Task No. 1: Double the number of honors courses and open them to all.
“What are you doing to our school?” her teachers shrieked. “These are not academic kids!”
A former college basketball star with a straight-shooting style, Harrity next took a hard look at test results. Forty percent of Worcester Tech students were scoring zeros on the written portion of the MCAS, she said. So Harrity imported teacher-trainers to address this. In every classroom, from home construction to hair-coloring, kids were taught to write essays in response to exam questions.
It is an irony teachers often bemoan: In education, failure — rather than success — tends to bring extra money, special frills and the freedom to innovate. The once-dismal status of Worcester Tech led to exemptions from hiring rules that allow senior educators to bump newer teachers at will.
“We wanted to opt out of the dance of the lemons,” said Assistant Principal Michelle Phenix.
But Worcester Tech’s educators are union members, and they had to vote in favor of the provision, too.
“I think, actually, people do know what works,” said Kevin O’Connor, who teaches 12th-grade English at Worcester Tech. “People know there shouldn’t be more than 22 kids in a class. People know you shouldn’t hire unqualified teachers. People know vocational and technical education is important — they just don’t want to spend the money.”
First-year Principal Kyle Brenner, who has taken over for Harrity, says it costs about $4,000 more per student to run the school, a fact that keeps relations tense between Tech and its home district.
To address this, the former business teacher spends much of his time scouring Massachusetts for grants and corporate partnerships — with Toyota, L’Oréal, the New England Patriots and others.
He recalled touring his class through the glittering new building shortly before it opened, stopping suddenly when he noticed several students were crying.
“They’d never seen anything like it,” Brenner said. “We’d been a dumping ground for so long. But now the message was ‘We see you. We believe in you. We’re going to invest in you.’ It was almost like they didn’t believe they deserved it.”
Many of Massachusetts’ 37 technical and vocational high schools have followed a similar trajectory, outperforming traditional-curriculum peers.
“When we first did reform, all of those schools came to us and said, ‘You can’t hold us to these standards. We get the low-performing kids.’ We denied their request,” said Reville, the former education secretary. “We said, ‘You absolutely can do this. Figure it out.’”
Key Washington failure
As Massachusetts’ original funding surge has slowed, a divide between middle-class and low-income students lingers. Yet as an object lesson, its success exasperates longtime education-watchers in Washington, who pushed for similar reforms and have watched grand promises fade, shift and morph over time.
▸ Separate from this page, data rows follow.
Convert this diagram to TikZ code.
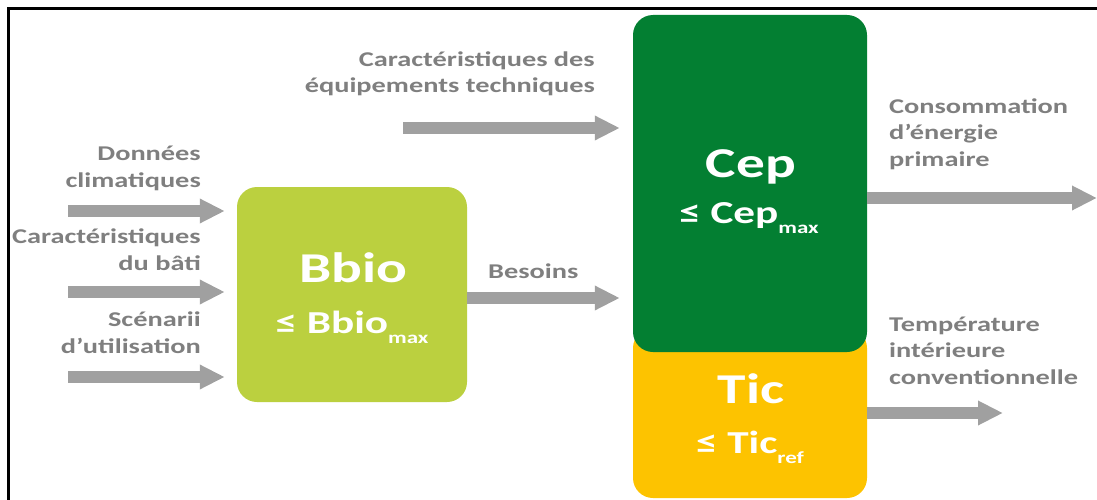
\documentclass[tikz,border=0pt]{standalone}
\usepackage{fontspec}
\setmainfont{Carlito}[FakeStretch=1.35]
\usetikzlibrary{arrows.meta}
\definecolor{bbiogreen}{HTML}{BBD03F}
\definecolor{cepgreen}{HTML}{037F32}
\definecolor{ticyellow}{HTML}{FDC300}
\definecolor{flowgray}{HTML}{A0A0A0}
\definecolor{labelgray}{HTML}{7F7F7F}
\tikzset{
  flow/.style={draw=flowgray, line width=12pt, -{Triangle[length=25pt,width=23pt]}},
  inlabel/.style={font=\bfseries\fontsize{21}{26.5}\selectfont, text=labelgray, inner sep=0pt},
  bloc/.style={rounded corners=20pt, inner sep=0pt},
  bigtext/.style={font=\bfseries\fontsize{42.5}{42.5}\selectfont, text=white, inner sep=0pt},
  limtext/.style={font=\bfseries\fontsize{32}{32}\selectfont, text=white, inner sep=0pt},
}
\newcommand{\lowidx}[1]{\raisebox{-10pt}{\fontsize{17}{17}\selectfont #1}}
\begin{document}
\begin{tikzpicture}[x=1pt,y=-1pt]
\useasboundingbox (0,0) rectangle (1097,500);
\draw[line width=3pt] (8,500) -- (8,9) -- (1097,9);
% blocs
\node[bloc, fill=ticyellow, minimum width=234pt, minimum height=170pt] (tic) at (750,413) {};
\node[bloc, fill=cepgreen, minimum width=234pt, minimum height=337pt] (cep) at (750,183.5) {};
\node[bloc, fill=bbiogreen, minimum width=230pt, minimum height=215pt] (bbio) at (352,294.5) {};
\node[bigtext, anchor=base] (bbioname) at (353,282) {Bbio};
\node[limtext, anchor=base] (bbiolim) at (352,333) {≤ Bbio\lowidx{max}};
\node[bigtext, anchor=base] (cepname) at (751,177) {Cep};
\node[limtext, anchor=base] (ceplim) at (749,223) {≤ Cep\lowidx{max}};
\node[bigtext, anchor=base] (ticname) at (751,403) {Tic};
\node[limtext, anchor=base] (ticlim) at (750,453) {≤ Tic\lowidx{ref}};
% entrees
\coordinate (clim) at (68,211);
\coordinate (bati) at (68,292);
\coordinate (scen) at (68,377);
\coordinate (equip) at (403,128);
\coordinate (cepout) at (1097,198);
\coordinate (ticout) at (1003,413);
\draw[flow, shorten >=12pt] (clim) -- (clim -| bbio.west);
\draw[flow, shorten >=12pt] (bati) -- (bati -| bbio.west);
\draw[flow, shorten >=12pt] (scen) -- (scen -| bbio.west);
\draw[flow, shorten >=13pt] (equip) -- (equip -| cep.west);
\draw[flow, shorten >=13pt] ([yshift=-3.5pt]bbio.east) -- ([yshift=-3.5pt]bbio.east -| cep.west);
\draw[flow] (cepout -| cep.east) -- (cepout);
\draw[flow] (ticout -| tic.east) -- (ticout);
% textes (base = derniere ligne)
\node[inlabel, align=right, anchor=base east] (climlab) at (201,187) {Données\\climatiques};
\node[inlabel, align=right, anchor=base east] (batilab) at (201,270) {Caractéristiques\\du bâti};
\node[inlabel, align=right, anchor=base east] (scenlab) at (201,353) {Scénarii\\d’utilisation};
\node[inlabel, align=right, anchor=base east] (equiplab) at (595,93) {Caractéristiques des\\équipements techniques};
\node[inlabel, anchor=base west] (besoinslab) at (488,278) {Besoins};
\node[inlabel, align=left, anchor=base west] (ceplab) at (889,166) {Consommation\\d’énergie\\primaire};
\node[inlabel, align=left, anchor=base west] (ticlab) at (889,384) {Température\\intérieure\\conventionnelle};
\end{tikzpicture}
\end{document}
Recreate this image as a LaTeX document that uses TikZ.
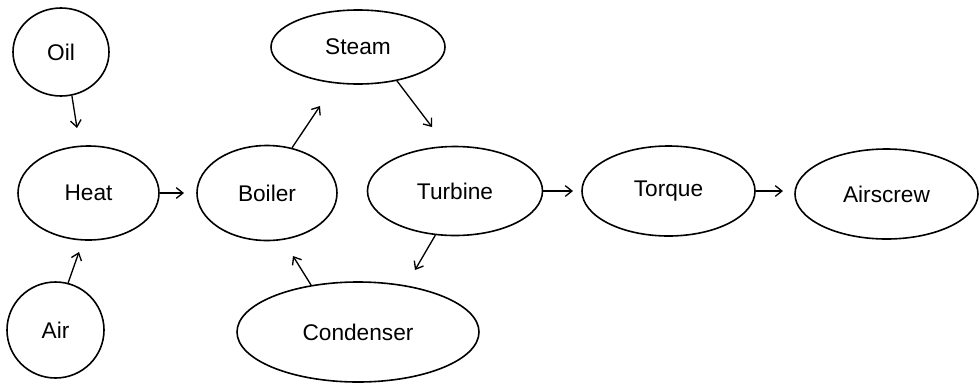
\documentclass[tikz,border=0pt]{standalone}
\usepackage{fontspec}
\setmainfont{Liberation Sans}
\usetikzlibrary{shapes.geometric,arrows.meta}
\begin{document}
\begin{tikzpicture}[x=0.75pt,y=-0.75pt,
  blob/.style={draw,ellipse,line width=1.2pt,inner sep=0pt,font=\fontsize{17}{20}\selectfont},
  arr/.style={line width=1pt,-{Straight Barb[length=5pt,width=8pt]}}]
\useasboundingbox (0,0) rectangle (979,383);
\node[blob,minimum width=72pt,minimum height=66pt] (oil) at (61,52) {Oil};
\node[blob,minimum width=105.75pt,minimum height=70.5pt] (heat) at (88.5,193) {Heat};
\node[blob,minimum width=72.75pt,minimum height=72pt] (air) at (55.5,330) {Air};
\node[blob,minimum width=105pt,minimum height=71.25pt] (boiler) at (267,193) {Boiler};
\node[blob,minimum width=130.5pt,minimum height=55.5pt] (steam) at (358,47) {Steam};
\node[blob,minimum width=131.25pt,minimum height=66.75pt] (turbine) at (455,191) {Turbine};
\node[blob,minimum width=181.5pt,minimum height=75pt] (condenser) at (358,332) {Condenser};
\node[blob,minimum width=129.75pt,minimum height=67.5pt] (torque) at (668.5,191) {Torque};
\node[blob,minimum width=137.25pt,minimum height=67.5pt] (airscrew) at (886.5,194) {Airscrew};
\coordinate (t1) at (77,128);
\coordinate (t2) at (79,252);
\coordinate (t3) at (184,193);
\coordinate (t4) at (320,106);
\coordinate (t5) at (432,127);
\coordinate (t6) at (415,270);
\coordinate (t7) at (293,256);
\coordinate (t8) at (573,191);
\coordinate (t9) at (783,191);
\draw[arr] (oil.-76) -- (t1);
\draw[arr] (air.75) -- (t2);
\draw[arr] (heat.east) -- (t3);
\draw[arr] (boiler.61) -- (t4);
\draw[arr] (steam.-41) -- (t5);
\draw[arr] (turbine.-114) -- (t6);
\draw[arr] (condenser.135.7) -- (t7);
\draw[arr] (turbine.east) -- (t8);
\draw[arr] (torque.east) -- (t9);
\end{tikzpicture}
\end{document}
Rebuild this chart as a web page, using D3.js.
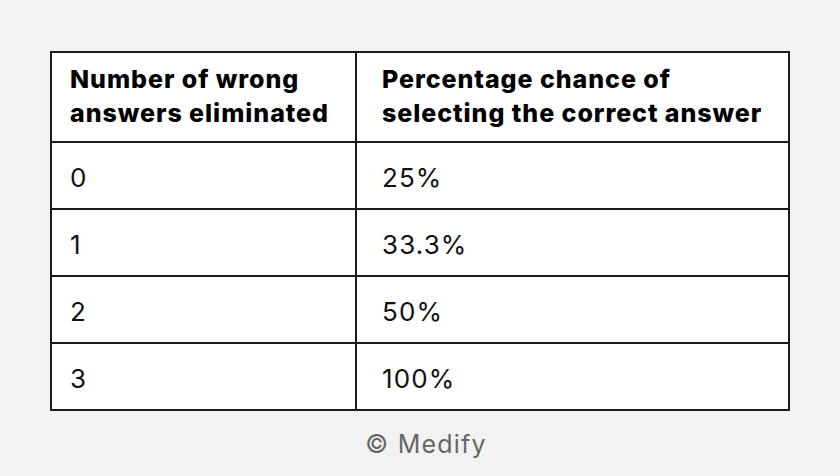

“I’m not foolish enough to say money doesn’t matter, but how it’s spent matters a great deal,” said Steve Mullin, president of the Washington Roundtable, a think tank made up of business leaders like those who issued the clarion call for change in Massachusetts 23 years ago.
The key difference between the two states, he said, was determination to see their plan through.
“Massachusetts developed its reform agenda the same year as Washington and stuck to it faithfully. We didn’t. We watered everything down, including funding, and changed our assessments time and time again. We just kept moving the goal posts.”
Yet despite Massachusetts’ comparative success, a week spent visiting schools there turned up few educators who displayed satisfaction. Quite the contrary.
“That’s the story of Massachusetts,” said Jennifer Davis, a former assistant secretary in the U.S. Department of Education, who now consults with the state. “We don’t rest on our laurels.”